Australia have conceded 2.78 runs per innings in Test cricket since 2020, making them comfortably the most economical side in world cricket. But this innings saw them take that parsimony to another level, allowing just 2.29 across 116.4 overs. Babar aside, no Pakistan batter managed a strike rate above 37.50, and Starc and Cummins' combined figures read 44.4-14-89-9. A mere 69 and 68 runs were scored across the first two sessions. The wickets might only have fallen at the end, but Australia's foot never left Pakistani throats all day.

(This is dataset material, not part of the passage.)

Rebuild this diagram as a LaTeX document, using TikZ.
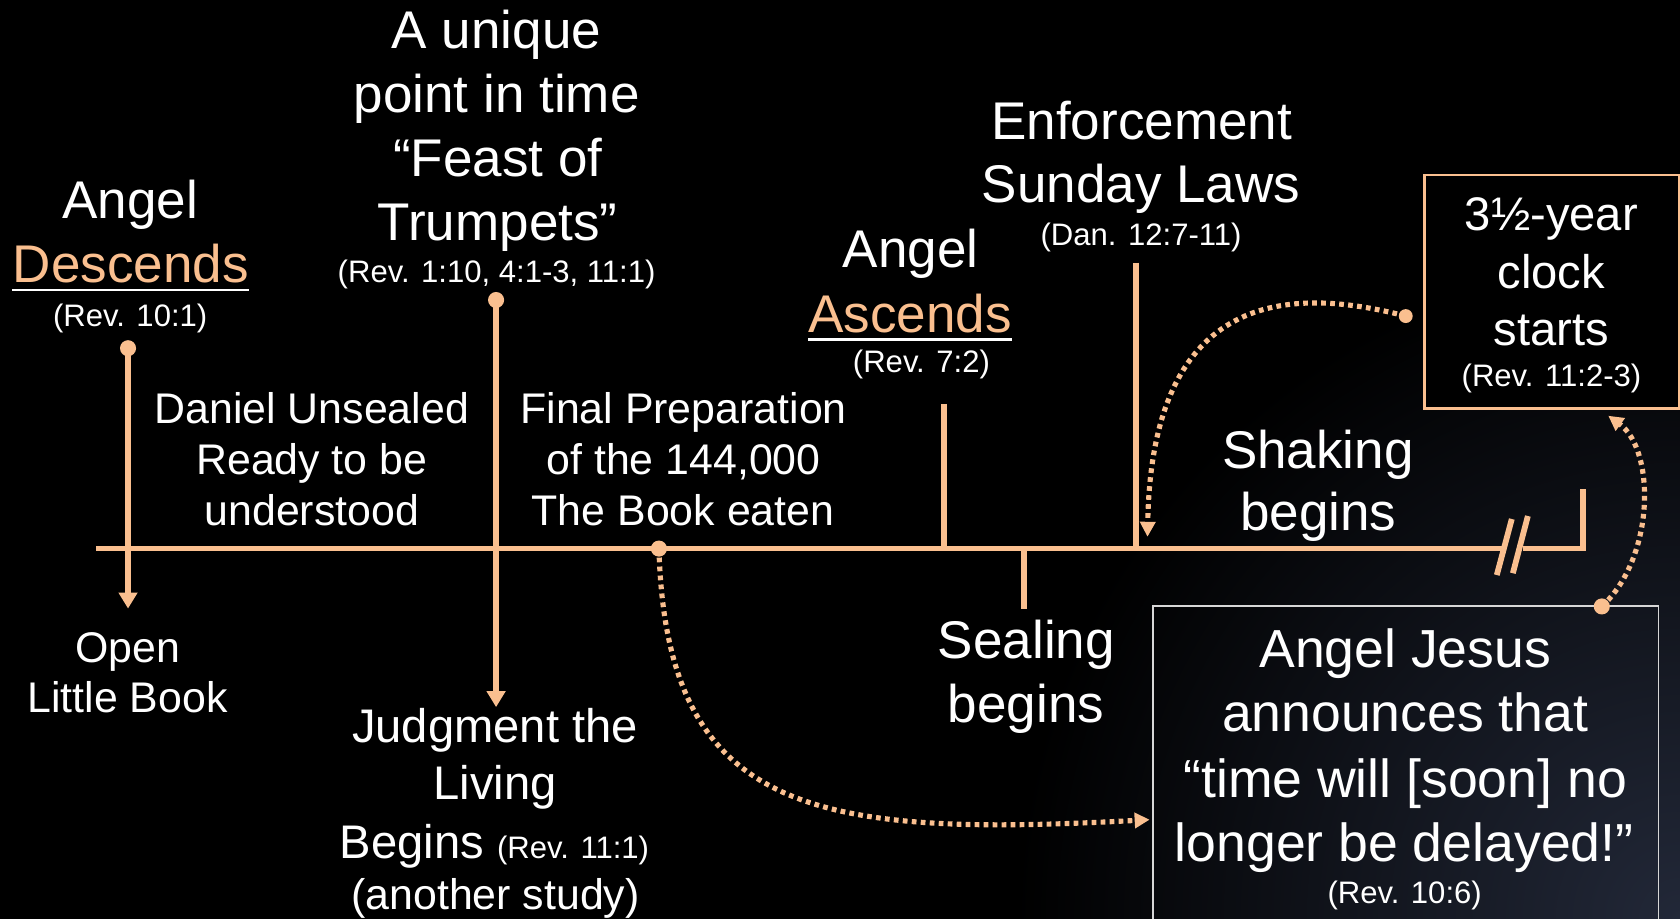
\documentclass[tikz,border=0pt]{standalone}
\usepackage{fontspec}
\setmainfont{Liberation Sans}
\usetikzlibrary{arrows.meta}
\definecolor{peach}{RGB}{250,191,143}
\definecolor{glow}{RGB}{34,40,56}
\definecolor{boxgray}{RGB}{215,215,215}
\newcommand\szBig{\fontsize{24.75}{30}\selectfont}
\newcommand\szMed{\fontsize{20}{24}\selectfont}
\newcommand\szMid{\fontsize{22}{26}\selectfont}
\newcommand\szSm{\fontsize{14.5}{17}\selectfont}
\newcommand\szJ{\fontsize{25}{30}\selectfont}
\begin{document}
\begin{tikzpicture}[x=0.5pt,y=-0.5pt,
  txt/.style={text=white, inner sep=0pt, anchor=base, font=\szBig},
  tl/.style={draw=peach, line width=2.7pt},
  solidarrow/.style={draw=peach, line width=2.6pt, -{Triangle[width=8.5pt,length=7.5pt]}},
  dotn/.style={circle, fill=peach, inner sep=0pt, minimum size=7.5pt},
  dots/.style={draw=peach, line width=2.4pt, dash pattern=on 2.2pt off 2pt, -{Triangle[width=7pt,length=7pt]}},
  uline/.style={draw=white, line width=1.25pt}]
\useasboundingbox (0,0) rectangle (1568,857.7);
\fill[black] (0,0) rectangle (1568,857.7);
\begin{scope}
  \clip (0,0) rectangle (1568,857.7);
  \shade[inner color=glow, outer color=black] (1568,857.7) circle[radius=620];
\end{scope}

% ---- timeline ----
\coordinate (tlS) at (90,512);
\coordinate (tlB) at (1401.6,512);
\coordinate (brA1) at (1397,536.7);
\coordinate (brA2) at (1411,484.4);
\coordinate (brB1) at (1412,535);
\coordinate (brB2) at (1426,481.6);
\coordinate (tlR) at (1421,512);
\coordinate (tlC) at (1477.5,512);
\coordinate (tlE) at (1477.5,456.4);
\draw[tl] (tlS) -- (tlB);
\draw[tl] (brA1) -- (brA2);
\draw[tl] (brB1) -- (brB2);
\draw[tl, line join=miter] (tlR) -- (tlC) -- (tlE);

% ---- Angel descends ----
\node[txt] (angA) at (121.5,204) {Angel};
\node[txt, text=peach] (descA) at (122,264) {Descends};
\draw[uline] ([yshift=-3.4pt]descA.base west) -- ([yshift=-3.4pt]descA.base east);
\node[txt, font=\szSm] (revA) at (121.5,305) {(Rev. 10:1)};
\node[dotn] (dotA) at (119.5,325) {};
\coordinate (tipA) at (119.5,568);
\draw[solidarrow] (dotA.center) -- (tipA);
\node[txt, font=\szMed] (open1) at (119,618) {Open};
\node[txt, font=\szMed] (open2) at (119,665) {Little Book};

% ---- Daniel unsealed ----
\node[txt, font=\szMed] (dan1) at (291,395) {Daniel Unsealed};
\node[txt, font=\szMed] (dan2) at (291,442.5) {Ready to be};
\node[txt, font=\szMed] (dan3) at (291,490) {understood};

% ---- Feast of trumpets ----
\node[txt] (ft1) at (463.5,45) {A unique};
\node[txt] (ft2) at (463.5,105) {point in time};
\node[txt] (ft3) at (464.5,165) {“Feast of};
\node[txt] (ft4) at (464.5,224) {Trumpets”};
\node[txt, font=\szSm] (ft5) at (463.5,264) {(Rev. 1:10, 4:1-3, 11:1)};
\node[dotn] (dotB) at (463,280) {};
\coordinate (tipB) at (463,660);
\draw[solidarrow] (dotB.center) -- (tipB);
\node[txt, font=\szMid] (jg1) at (462,693) {Judgment the};
\node[txt, font=\szMid] (jg2) at (462,746) {Living};
\node[txt, font=\szMid] (jg3) at (461.5,801) {Begins {\szSm (Rev. 11:1)}};
\node[txt, font=\szMed] (jg4) at (462.5,849) {(another study)};

% ---- Final preparation ----
\node[txt, font=\szMed] (fp1) at (638,395) {Final Preparation};
\node[txt, font=\szMed] (fp2) at (638,442.5) {of the 144,000};
\node[txt, font=\szMed] (fp3) at (637.5,490) {The Book eaten};
\node[dotn] (dotC) at (615,512) {};

% ---- Angel ascends ----
\node[txt] (angB) at (850,250) {Angel};
\node[txt, text=peach] (ascB) at (849.5,310) {Ascends};
\draw[uline] ([yshift=-3.4pt]ascB.base west) -- ([yshift=-3.4pt]ascB.base east);
\node[txt, font=\szSm] (revB) at (860,348) {(Rev. 7:2)};
\coordinate (tkAsc) at (881,377);
\draw[tl] (tkAsc) -- (tkAsc |- tlS);

% ---- Enforcement ----
\node[txt] (enf1) at (1065.5,130) {Enforcement};
\node[txt] (enf2) at (1065,189) {Sunday Laws};
\node[txt, font=\szSm] (enf3) at (1065,229) {(Dan. 12:7-11)};
\coordinate (tkEnf) at (1060,245);
\draw[tl] (tkEnf) -- (tkEnf |- tlS);

% ---- Sealing ----
\coordinate (tkSeal) at (956,568);
\draw[tl] (tkSeal |- tlS) -- (tkSeal);
\node[txt] (seal1) at (958,615) {Sealing};
\node[txt] (seal2) at (957.5,674) {begins};

% ---- Shaking ----
\node[txt] (shk1) at (1230,437) {Shaking};
\node[txt] (shk2) at (1230.5,495) {begins};

% ---- 3.5 year box ----
\node[draw=peach, line width=1.3pt, fill=black, inner sep=0pt, anchor=north west,
      minimum width=119pt, minimum height=109pt] (clk) at (1328,162) {};
\node[txt, font=\szMid] (clk1) at (1448,215) {3½-year};
\node[txt, font=\szMid] (clk2) at (1448,269) {clock};
\node[txt, font=\szMid] (clk3) at (1448,322) {starts};
\node[txt, font=\szSm] (clk4) at (1448,361) {(Rev. 11:2-3)};
\node[dotn, minimum size=6.5pt] (dotD) at (1312,295) {};

% ---- Angel Jesus box ----
\node[draw=boxgray, line width=0.8pt, inner sep=0pt, anchor=north west,
      minimum width=236pt, minimum height=155pt] (jbox) at (1075,565) {};
\node[txt, font=\szJ] (jb1) at (1311.5,623) {Angel Jesus};
\node[txt, font=\szJ] (jb2) at (1311.5,683) {announces that};
\node[txt, font=\szJ] (jb3) at (1311.5,744) {“time will [soon] no};
\node[txt, font=\szJ] (jb4) at (1310.5,804) {longer be delayed!”};
\node[txt, font=\szSm] (jb5) at (1311,843) {(Rev. 10:6)};
\node[dotn] (dotE) at (1495,566) {};

% ---- dotted connectors ----
\coordinate (jin) at (1073,765);
\coordinate (enfin) at (1071,501);
\coordinate (clkin) at (1501,388);
\draw[dots] (dotC.center) .. controls (622,760) and (760,782) .. (jin);
\draw[dots] (dotD.center) .. controls (1215,270) and (1075,262) .. (enfin);
\draw[dots] (dotE.center) .. controls (1545,520) and (1545,420) .. (clkin);
\end{tikzpicture}
\end{document}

Of course all that might have proved too hot for Ashraf to handle, too, but that only further underscored the value of having him out there instead of the hapless Sajid. The unique threat Ashraf poses with the bat means any runs he made would have broken the shackles, a department where his pedigree outmatches those of his team-mates. South Africa don't exactly possess a toothless fast-bowling attack either, but on a spicier pitch in Karachi, an attack comprising Kagiso Rabada, Anrich Nortje and Lungi Ngidi was flayed for an 84-ball 64 as Pakistan took a commanding first-innings lead to set up a seven-wicket win. The following Test, an unbeaten first-innings 78 helped Pakistan obtain a 71-run first-innings lead, and a 95-run win. The idea it would have made little difference to have Ashraf out there instead of Sajid feels a touch far-fetched.
Only the most miserable curmudgeon would refuse to enjoy the magically joyful display that young fast-bowling talent Naseem put on over the first two days, but the sacrifice required to make that happen mustn't be forgotten. You don't get to max out your credit cards while shielding yourself from the implications, and Ashraf's exclusion left this Pakistan side in debt. In the lengthening shadows and the dimming sky, Starc and Cummins ensured that debt was paid tonight.